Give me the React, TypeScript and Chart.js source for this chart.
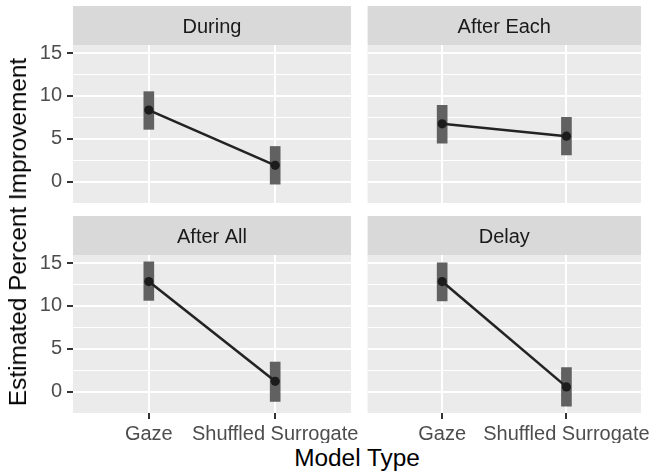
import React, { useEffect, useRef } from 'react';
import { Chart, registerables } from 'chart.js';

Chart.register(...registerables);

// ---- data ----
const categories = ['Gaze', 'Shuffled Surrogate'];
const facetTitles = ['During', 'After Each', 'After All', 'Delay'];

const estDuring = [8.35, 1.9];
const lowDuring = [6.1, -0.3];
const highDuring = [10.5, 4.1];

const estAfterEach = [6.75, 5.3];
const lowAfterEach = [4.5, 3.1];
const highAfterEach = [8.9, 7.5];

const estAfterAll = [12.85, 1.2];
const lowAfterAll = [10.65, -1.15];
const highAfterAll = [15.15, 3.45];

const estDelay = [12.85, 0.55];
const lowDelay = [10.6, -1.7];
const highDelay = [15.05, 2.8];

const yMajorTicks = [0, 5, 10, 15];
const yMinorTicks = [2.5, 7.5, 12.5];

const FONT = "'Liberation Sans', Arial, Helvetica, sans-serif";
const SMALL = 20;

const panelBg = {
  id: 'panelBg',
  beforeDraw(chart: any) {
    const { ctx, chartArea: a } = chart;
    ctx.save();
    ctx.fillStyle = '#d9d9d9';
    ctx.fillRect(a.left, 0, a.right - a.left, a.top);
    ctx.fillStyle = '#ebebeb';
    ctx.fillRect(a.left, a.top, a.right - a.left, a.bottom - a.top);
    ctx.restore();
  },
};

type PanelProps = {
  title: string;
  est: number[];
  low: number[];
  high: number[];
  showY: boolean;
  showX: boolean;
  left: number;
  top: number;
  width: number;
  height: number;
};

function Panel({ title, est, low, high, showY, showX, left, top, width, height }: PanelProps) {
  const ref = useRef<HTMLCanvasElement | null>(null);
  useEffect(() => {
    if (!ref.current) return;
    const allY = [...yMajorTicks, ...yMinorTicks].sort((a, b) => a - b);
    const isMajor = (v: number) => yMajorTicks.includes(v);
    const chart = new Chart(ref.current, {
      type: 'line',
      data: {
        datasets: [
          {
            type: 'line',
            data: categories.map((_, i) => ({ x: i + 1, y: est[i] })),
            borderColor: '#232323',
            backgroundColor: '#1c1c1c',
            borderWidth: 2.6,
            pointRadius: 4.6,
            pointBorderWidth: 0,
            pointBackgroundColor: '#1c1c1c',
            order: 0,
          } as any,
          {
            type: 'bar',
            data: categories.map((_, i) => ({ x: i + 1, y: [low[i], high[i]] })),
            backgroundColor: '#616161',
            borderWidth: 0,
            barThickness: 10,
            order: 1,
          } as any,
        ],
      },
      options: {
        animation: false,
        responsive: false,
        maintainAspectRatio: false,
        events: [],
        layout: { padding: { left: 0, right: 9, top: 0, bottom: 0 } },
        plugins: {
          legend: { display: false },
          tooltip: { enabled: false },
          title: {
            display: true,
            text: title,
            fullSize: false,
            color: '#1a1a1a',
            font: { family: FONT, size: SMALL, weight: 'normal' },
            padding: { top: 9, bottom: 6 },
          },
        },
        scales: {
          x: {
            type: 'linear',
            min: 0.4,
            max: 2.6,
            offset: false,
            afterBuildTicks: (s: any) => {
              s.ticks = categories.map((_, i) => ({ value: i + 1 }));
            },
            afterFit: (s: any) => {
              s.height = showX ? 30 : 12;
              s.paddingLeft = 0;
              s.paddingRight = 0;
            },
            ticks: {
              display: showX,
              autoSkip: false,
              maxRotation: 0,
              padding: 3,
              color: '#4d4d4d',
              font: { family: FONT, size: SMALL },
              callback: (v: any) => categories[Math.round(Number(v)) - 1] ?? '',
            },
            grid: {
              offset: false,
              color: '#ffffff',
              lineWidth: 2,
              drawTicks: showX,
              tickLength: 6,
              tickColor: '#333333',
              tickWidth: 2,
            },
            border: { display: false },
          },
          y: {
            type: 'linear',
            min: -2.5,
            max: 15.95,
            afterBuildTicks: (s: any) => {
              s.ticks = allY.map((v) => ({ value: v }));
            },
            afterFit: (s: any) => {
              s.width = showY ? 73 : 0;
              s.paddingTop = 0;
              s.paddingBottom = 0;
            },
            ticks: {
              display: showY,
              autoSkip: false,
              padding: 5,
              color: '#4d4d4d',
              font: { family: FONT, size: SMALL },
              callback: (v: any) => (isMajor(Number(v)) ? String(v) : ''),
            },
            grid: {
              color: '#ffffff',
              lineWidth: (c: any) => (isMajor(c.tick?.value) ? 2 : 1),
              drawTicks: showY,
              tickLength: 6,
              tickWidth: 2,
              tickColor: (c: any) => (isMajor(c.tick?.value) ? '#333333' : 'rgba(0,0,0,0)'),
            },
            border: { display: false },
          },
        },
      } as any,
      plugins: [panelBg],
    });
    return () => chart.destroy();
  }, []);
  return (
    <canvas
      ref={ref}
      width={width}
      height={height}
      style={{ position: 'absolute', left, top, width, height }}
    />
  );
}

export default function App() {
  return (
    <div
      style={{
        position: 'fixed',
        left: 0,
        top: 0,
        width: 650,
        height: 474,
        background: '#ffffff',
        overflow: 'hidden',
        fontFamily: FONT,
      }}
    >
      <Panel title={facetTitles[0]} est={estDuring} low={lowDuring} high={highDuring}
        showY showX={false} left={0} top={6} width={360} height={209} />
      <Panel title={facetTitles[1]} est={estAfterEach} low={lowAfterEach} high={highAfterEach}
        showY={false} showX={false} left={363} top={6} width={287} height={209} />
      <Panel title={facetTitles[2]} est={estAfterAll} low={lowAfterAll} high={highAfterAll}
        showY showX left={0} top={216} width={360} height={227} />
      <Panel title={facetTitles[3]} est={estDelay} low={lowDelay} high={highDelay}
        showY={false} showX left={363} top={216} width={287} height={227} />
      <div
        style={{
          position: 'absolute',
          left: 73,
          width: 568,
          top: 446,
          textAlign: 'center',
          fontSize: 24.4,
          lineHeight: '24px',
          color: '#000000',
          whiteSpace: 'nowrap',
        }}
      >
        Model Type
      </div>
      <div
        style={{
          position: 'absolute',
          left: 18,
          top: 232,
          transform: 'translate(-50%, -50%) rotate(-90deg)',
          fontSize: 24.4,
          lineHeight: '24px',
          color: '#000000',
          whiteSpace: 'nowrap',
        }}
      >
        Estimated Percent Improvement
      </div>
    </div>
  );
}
********************
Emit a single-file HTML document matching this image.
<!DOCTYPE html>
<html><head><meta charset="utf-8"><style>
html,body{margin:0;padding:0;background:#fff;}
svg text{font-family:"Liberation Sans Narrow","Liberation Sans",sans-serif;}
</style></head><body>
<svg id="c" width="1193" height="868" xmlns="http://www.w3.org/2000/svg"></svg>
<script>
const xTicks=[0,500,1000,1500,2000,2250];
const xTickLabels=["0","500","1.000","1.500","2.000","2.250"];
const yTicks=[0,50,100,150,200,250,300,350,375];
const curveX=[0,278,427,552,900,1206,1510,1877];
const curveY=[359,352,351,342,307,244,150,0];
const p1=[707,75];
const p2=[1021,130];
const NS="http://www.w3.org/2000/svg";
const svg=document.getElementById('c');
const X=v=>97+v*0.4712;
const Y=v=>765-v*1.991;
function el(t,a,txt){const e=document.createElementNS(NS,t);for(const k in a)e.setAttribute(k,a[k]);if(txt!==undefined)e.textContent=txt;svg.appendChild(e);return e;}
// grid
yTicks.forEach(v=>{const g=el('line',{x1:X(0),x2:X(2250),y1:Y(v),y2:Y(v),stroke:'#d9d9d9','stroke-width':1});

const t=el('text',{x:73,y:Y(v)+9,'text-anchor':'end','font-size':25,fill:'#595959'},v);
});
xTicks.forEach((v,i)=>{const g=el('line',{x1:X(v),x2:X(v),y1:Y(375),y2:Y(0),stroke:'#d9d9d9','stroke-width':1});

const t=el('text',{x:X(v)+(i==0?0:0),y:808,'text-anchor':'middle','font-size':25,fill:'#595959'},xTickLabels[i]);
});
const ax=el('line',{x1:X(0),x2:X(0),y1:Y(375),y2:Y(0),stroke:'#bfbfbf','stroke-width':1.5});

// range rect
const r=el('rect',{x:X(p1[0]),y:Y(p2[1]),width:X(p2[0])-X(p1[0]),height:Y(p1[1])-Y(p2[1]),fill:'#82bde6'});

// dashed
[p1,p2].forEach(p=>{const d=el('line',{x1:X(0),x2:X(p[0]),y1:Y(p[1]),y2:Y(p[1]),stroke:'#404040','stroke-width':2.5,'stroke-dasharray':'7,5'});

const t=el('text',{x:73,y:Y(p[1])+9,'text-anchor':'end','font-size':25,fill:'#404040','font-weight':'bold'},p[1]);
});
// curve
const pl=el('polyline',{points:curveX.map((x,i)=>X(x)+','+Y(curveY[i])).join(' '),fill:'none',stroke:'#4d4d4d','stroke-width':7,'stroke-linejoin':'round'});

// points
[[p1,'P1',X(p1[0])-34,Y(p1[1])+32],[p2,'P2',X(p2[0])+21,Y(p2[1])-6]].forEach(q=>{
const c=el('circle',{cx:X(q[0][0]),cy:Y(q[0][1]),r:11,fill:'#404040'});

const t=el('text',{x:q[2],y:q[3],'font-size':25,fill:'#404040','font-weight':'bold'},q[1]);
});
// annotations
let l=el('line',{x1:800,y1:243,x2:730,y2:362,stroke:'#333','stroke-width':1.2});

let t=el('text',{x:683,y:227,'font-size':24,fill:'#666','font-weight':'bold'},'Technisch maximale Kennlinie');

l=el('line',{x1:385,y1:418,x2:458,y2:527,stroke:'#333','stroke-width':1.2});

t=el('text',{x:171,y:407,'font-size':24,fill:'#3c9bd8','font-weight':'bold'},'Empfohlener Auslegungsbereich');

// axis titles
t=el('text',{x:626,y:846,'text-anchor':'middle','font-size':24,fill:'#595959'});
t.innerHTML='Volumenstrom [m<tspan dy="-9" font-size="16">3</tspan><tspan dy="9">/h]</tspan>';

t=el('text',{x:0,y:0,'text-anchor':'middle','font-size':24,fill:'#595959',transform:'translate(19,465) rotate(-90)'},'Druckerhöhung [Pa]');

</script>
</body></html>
********************
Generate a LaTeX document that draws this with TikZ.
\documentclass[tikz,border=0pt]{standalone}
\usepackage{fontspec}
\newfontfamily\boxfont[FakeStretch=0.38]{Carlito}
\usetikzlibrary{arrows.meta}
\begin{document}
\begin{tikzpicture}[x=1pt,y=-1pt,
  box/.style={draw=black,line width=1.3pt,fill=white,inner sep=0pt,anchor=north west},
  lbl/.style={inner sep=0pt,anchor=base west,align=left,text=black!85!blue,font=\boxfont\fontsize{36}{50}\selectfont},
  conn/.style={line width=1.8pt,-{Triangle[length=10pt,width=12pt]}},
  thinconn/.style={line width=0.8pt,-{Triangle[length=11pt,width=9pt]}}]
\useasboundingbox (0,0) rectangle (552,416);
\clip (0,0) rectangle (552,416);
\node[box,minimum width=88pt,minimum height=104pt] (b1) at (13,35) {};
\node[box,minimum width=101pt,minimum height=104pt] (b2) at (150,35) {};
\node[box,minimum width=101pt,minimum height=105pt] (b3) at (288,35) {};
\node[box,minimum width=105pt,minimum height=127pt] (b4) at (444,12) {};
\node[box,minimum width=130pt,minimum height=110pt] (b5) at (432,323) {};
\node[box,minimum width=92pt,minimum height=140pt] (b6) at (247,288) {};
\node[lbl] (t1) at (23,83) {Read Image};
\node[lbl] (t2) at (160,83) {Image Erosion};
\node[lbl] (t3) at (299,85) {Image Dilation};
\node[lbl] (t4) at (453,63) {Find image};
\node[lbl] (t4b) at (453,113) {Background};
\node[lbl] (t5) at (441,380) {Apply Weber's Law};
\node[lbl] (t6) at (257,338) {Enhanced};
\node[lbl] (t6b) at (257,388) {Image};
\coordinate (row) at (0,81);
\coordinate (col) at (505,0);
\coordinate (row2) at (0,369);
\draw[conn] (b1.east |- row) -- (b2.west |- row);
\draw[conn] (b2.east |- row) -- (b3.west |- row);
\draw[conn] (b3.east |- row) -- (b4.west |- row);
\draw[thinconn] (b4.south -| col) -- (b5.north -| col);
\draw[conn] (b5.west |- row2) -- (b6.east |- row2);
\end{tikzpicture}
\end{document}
********************
== Work to be completed ==
Output word for word the lines running from the one containing "Give me the" to the one containing "const facetTitles = ['During', 'After", both included, leaving out the pictures.

== Solution below ==
Give me the React, TypeScript and Chart.js source for this chart.
import React, { useEffect, useRef } from 'react';
import { Chart, registerables } from 'chart.js';

Chart.register(...registerables);

// ---- data ----
const categories = ['Gaze', 'Shuffled Surrogate'];
const facetTitles = ['During', 'After Each', 'After All', 'Delay'];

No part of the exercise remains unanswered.